It was not a great day for Google on the heels of the release of the company’s new large language model, Gemini.
One of the most impressive demos of the new model was a multi-model demonstration using Gemini Ultra.
In the video, Gemini Ultra is shown various objects which it recognizes in real-time.
It first appears quite impressive until you read the notes which say, “For the purposes of this demo, latency has been reduced and Gemini outputs have been shortened for brevity.”
Many people, including Bloomberg Opinion Columnist Parmy Olson, took issue with this because Google was purporting to show Ultra’s responsiveness.
Google DeepMind’s Principal Scientist Oriol Vinyals countered saying, “The video illustrates what the multimodal user experiences built with Gemini could look like. We made it to inspire developers.”
Really happy to see the interest around our “Hands-on with Gemini” video. In our developer blog yesterday, we broke down how Gemini was used to create it. https://t.co/50gjMkaVc0
We gave Gemini sequences of different modalities — image and text in this case — and had it respond… pic.twitter.com/Beba5M5dHP
— Oriol Vinyals (@OriolVinyalsML) December 7, 2023
This is not the first time that Google has exaggerated its demos.

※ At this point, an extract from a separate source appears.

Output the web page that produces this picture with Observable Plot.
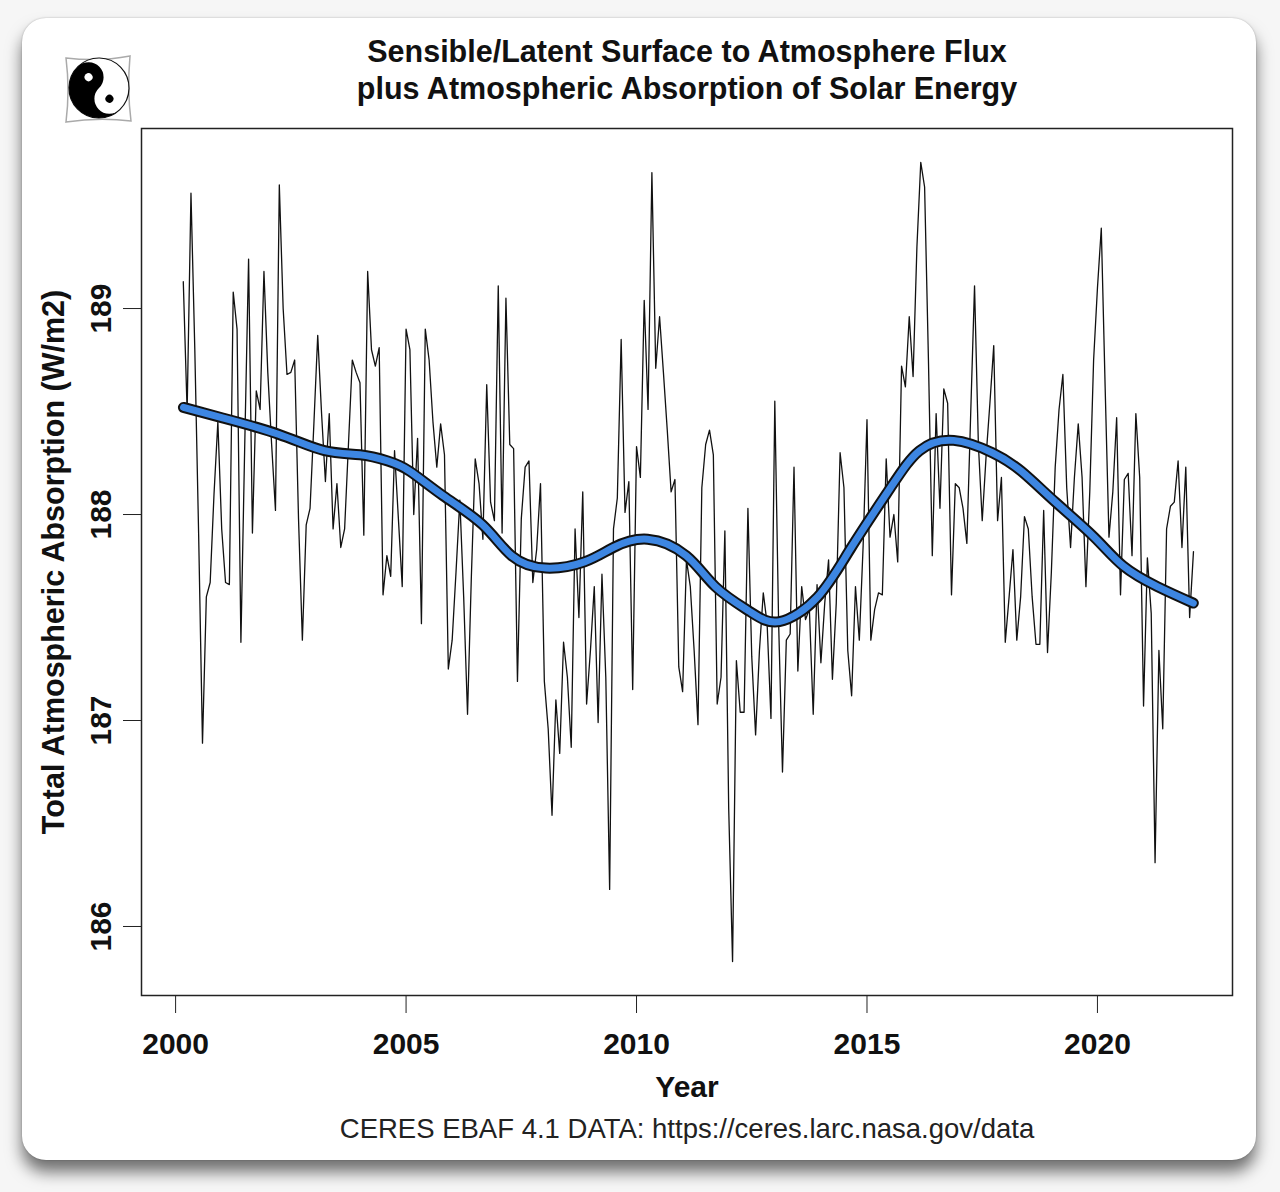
<!DOCTYPE html>
<html>
<head>
<meta charset="utf-8">
<script src="https://cdn.jsdelivr.net/npm/d3@7"></script>
<script src="https://cdn.jsdelivr.net/npm/@observablehq/plot@0.6"></script>
<style>
  html, body { margin: 0; padding: 0; background: #f6f6f6; }
  #page { position: relative; width: 1280px; height: 1192px; overflow: hidden;
          font-family: "Liberation Sans", Arial, Helvetica, sans-serif; }
  #card { position: absolute; left: 22px; top: 18px; width: 1234px; height: 1142px;
          background: #fff; border-radius: 24px;
          box-shadow: 0 12px 16px rgba(0,0,0,0.55), 0 0 2px rgba(0,0,0,0.25); }
  #title { position: absolute; left: 687px; top: 33px; transform: translateX(-50%);
           white-space: nowrap; text-align: center; font-weight: bold; font-size: 30.5px;
           line-height: 37px; color: #111; }
  #logo { position: absolute; left: 58px; top: 48px; }
  #chart { position: absolute; left: 0; top: 0; }
</style>
</head>
<body>
<div id="page">
  <div id="card"></div>
  <svg id="logo" width="84" height="84" viewBox="58 48 84 84">
    <path d="M66,58 Q99,62 130,56 Q127,90 131,121 Q99,117 66,122 Q70,90 66,58 Z"
          fill="#fff" stroke="#aaa" stroke-width="1.5"/>
    <g transform="translate(99,88) rotate(-44)">
      <circle r="30" fill="#fff" stroke="#111" stroke-width="1.2"/>
      <path d="M0,-30 A30,30 0 0,0 0,30 A15,15 0 0,1 0,0 A15,15 0 0,0 0,-30 Z" fill="#000"/>
      <circle cx="0" cy="-15" r="4" fill="#fff"/>
      <circle cx="0" cy="15" r="4" fill="#000"/>
    </g>
  </svg>
  <div id="title">Sensible/Latent Surface to Atmosphere Flux<br>plus Atmospheric Absorption of Solar Energy</div>
  <div id="chart"></div>
</div>
<script>
// Monthly total atmospheric absorption (W/m2), March 2000 .. February 2022
const startYear = 2000;
const startMonth = 3;
const absorption = [
  189.13, 188.50, 189.56, 188.80, 187.90, 186.89, 187.60, 187.67, 188.10, 188.45, 187.93, 187.67,
  187.66, 189.08, 188.90, 187.38, 188.34, 189.24, 187.91, 188.60, 188.51, 189.18, 188.69, 188.34,
  188.02, 189.60, 189.00, 188.68, 188.69, 188.75, 187.98, 187.39, 187.95, 188.03, 188.44, 188.87,
  188.49, 188.16, 188.49, 187.93, 188.15, 187.84, 187.93, 188.34, 188.75, 188.69, 188.64, 187.90,
  189.18, 188.80, 188.72, 188.81, 187.61, 187.80, 187.70, 188.31, 187.98, 187.65, 188.90, 188.80,
  188.00, 188.37, 187.47, 188.90, 188.75, 188.45, 188.23, 188.44, 188.29, 187.25, 187.39, 187.72,
  188.07, 187.60, 187.03, 187.70, 188.27, 188.15, 187.88, 188.63, 188.06, 187.97, 189.11, 187.91,
  189.05, 188.34, 188.32, 187.19, 187.98, 188.23, 188.26, 187.67, 187.83, 188.15, 187.19, 186.96,
  186.54, 187.10, 186.84, 187.38, 187.21, 186.87, 187.93, 187.50, 188.11, 187.08, 187.34, 187.65,
  186.99, 187.71, 187.21, 186.18, 187.93, 188.08, 188.85, 188.01, 188.16, 187.15, 188.33, 188.18,
  189.04, 188.51, 189.66, 188.71, 188.96, 188.69, 188.41, 188.11, 188.17, 187.26, 187.14, 187.78,
  187.65, 187.34, 186.98, 188.13, 188.34, 188.41, 188.29, 187.08, 187.21, 187.92, 186.57, 185.83,
  187.29, 187.04, 187.04, 188.03, 187.31, 186.93, 187.34, 187.62, 187.47, 187.01, 188.55, 187.47,
  186.75, 187.39, 187.42, 188.23, 187.24, 187.65, 187.49, 187.54, 187.03, 187.66, 187.28, 187.57,
  187.78, 187.20, 187.57, 188.30, 188.13, 187.34, 187.12, 187.65, 187.39, 187.85, 188.46, 187.39,
  187.54, 187.62, 187.61, 188.27, 187.89, 188.00, 187.77, 188.72, 188.62, 188.96, 188.67, 189.30,
  189.71, 189.59, 188.75, 187.80, 188.49, 188.03, 188.61, 188.54, 187.61, 188.15, 188.13, 188.03,
  187.86, 188.49, 189.11, 188.34, 187.97, 188.28, 188.54, 188.82, 187.97, 188.18, 187.38, 187.60,
  187.83, 187.39, 187.60, 187.99, 187.93, 187.60, 187.37, 187.37, 188.02, 187.33, 187.72, 188.23,
  188.51, 188.68, 188.13, 187.84, 188.18, 188.44, 188.18, 187.65, 188.11, 188.75, 189.10, 189.39,
  188.62, 187.89, 188.11, 188.47, 187.61, 188.17, 188.20, 187.80, 188.49, 188.18, 187.07, 187.79,
  187.52, 186.31, 187.34, 186.96, 187.93, 188.04, 188.06, 188.26, 187.84, 188.23, 187.50, 187.82
];

// Smoothed trend
const smoothYears = [2000.17, 2001.0, 2002.23, 2003.23, 2004.0, 2004.6, 2005.08, 2005.81, 2006.66, 2007.29,
  2008.03, 2008.87, 2009.5, 2010.24, 2011.08, 2011.71, 2012.45, 2013.1, 2013.93, 2014.66,
  2015.51, 2016.14, 2016.88, 2017.72, 2018.35, 2019.09, 2019.93, 2020.56, 2021.3, 2022.08];
const smoothValues = [188.52, 188.47, 188.39, 188.31, 188.29, 188.26, 188.21, 188.09, 187.95, 187.80,
  187.74, 187.77, 187.84, 187.88, 187.80, 187.65, 187.53, 187.48, 187.60, 187.84,
  188.13, 188.31, 188.36, 188.30, 188.21, 188.06, 187.89, 187.75, 187.65, 187.57];

const xTicks = [2000, 2005, 2010, 2015, 2020];
const yTicks = [186, 187, 188, 189];
const xLabel = "Year";
const yLabel = "Total Atmospheric Absorption (W/m2)";
const caption = "CERES EBAF 4.1 DATA: https://ceres.larc.nasa.gov/data";

const series = absorption.map((v, i) => ({t: startYear + (startMonth - 1 + i) / 12, v}));
const smooth = smoothYears.map((t, i) => ({t, v: smoothValues[i]}));

const font = '"Liberation Sans", Arial, Helvetica, sans-serif';

const chart = Plot.plot({
  width: 1280,
  height: 1192,
  marginLeft: 141, marginRight: 48, marginTop: 128, marginBottom: 197,
  x: {domain: [1999.26, 2022.93], axis: null},
  y: {domain: [185.665, 189.874], axis: null},
  style: {fontFamily: font, background: "transparent", color: "#111", overflow: "visible"},
  marks: [
    Plot.line(series, {x: "t", y: "v", stroke: "#111", strokeWidth: 1.3}),
    Plot.line(smooth, {x: "t", y: "v", stroke: "#111", strokeWidth: 11, curve: "natural", strokeLinecap: "round"}),
    Plot.line(smooth, {x: "t", y: "v", stroke: "#3d86e2", strokeWidth: 7, curve: "natural", strokeLinecap: "round"}),
    Plot.frame({stroke: "#222", strokeWidth: 1.5}),
    Plot.axisX(xTicks, {tickSize: 18, tickPadding: 19, fontSize: 30, fontWeight: "bold",
      tickFormat: d => String(d), stroke: "#222", fill: "#111", label: null}),
    Plot.axisY(yTicks, {tickSize: 18, tickFormat: () => "", stroke: "#222", label: null}),
    Plot.text(yTicks, {y: d => d, frameAnchor: "left", dx: -31, rotate: -90, text: d => String(d),
      fontSize: 30, fontWeight: "bold", textAnchor: "middle", lineAnchor: "bottom", fill: "#111"}),
    Plot.text([yLabel], {frameAnchor: "left", dx: -78, rotate: -90, text: d => d,
      fontSize: 30.5, fontWeight: "bold", textAnchor: "middle", lineAnchor: "bottom", fill: "#111"}),
    Plot.text([xLabel], {frameAnchor: "bottom", dy: 101, text: d => d,
      fontSize: 30, fontWeight: "bold", lineAnchor: "bottom", fill: "#111"}),
    Plot.text([caption], {frameAnchor: "bottom", dy: 142, text: d => d,
      fontSize: 27.5, lineAnchor: "bottom", fill: "#222"})
  ]
});
document.getElementById("chart").appendChild(chart);
</script>
</body>
</html>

In 2018, Google CEO Sundar Pichai showcased a new AI assistant called Duplex.
The demonstration showed Pichai using the tool to call a salon to make an appointment, yet it was revealed that the audio had actually been recorded prior to the demo, which caused some embarrassment when it was revealed.
And while exaggerating marketing claims might seem like splitting hairs, some of the other recent reactions of Gemini were harder to explain away.
When a writer from Tech Crunch repeated the prompt, the response was again wrong – but with a different wrong answer.
Reports of these kinds of inconsistencies were also mentioned by others on social media, making many question if Gemini is in the same ballpark as ChatGPT.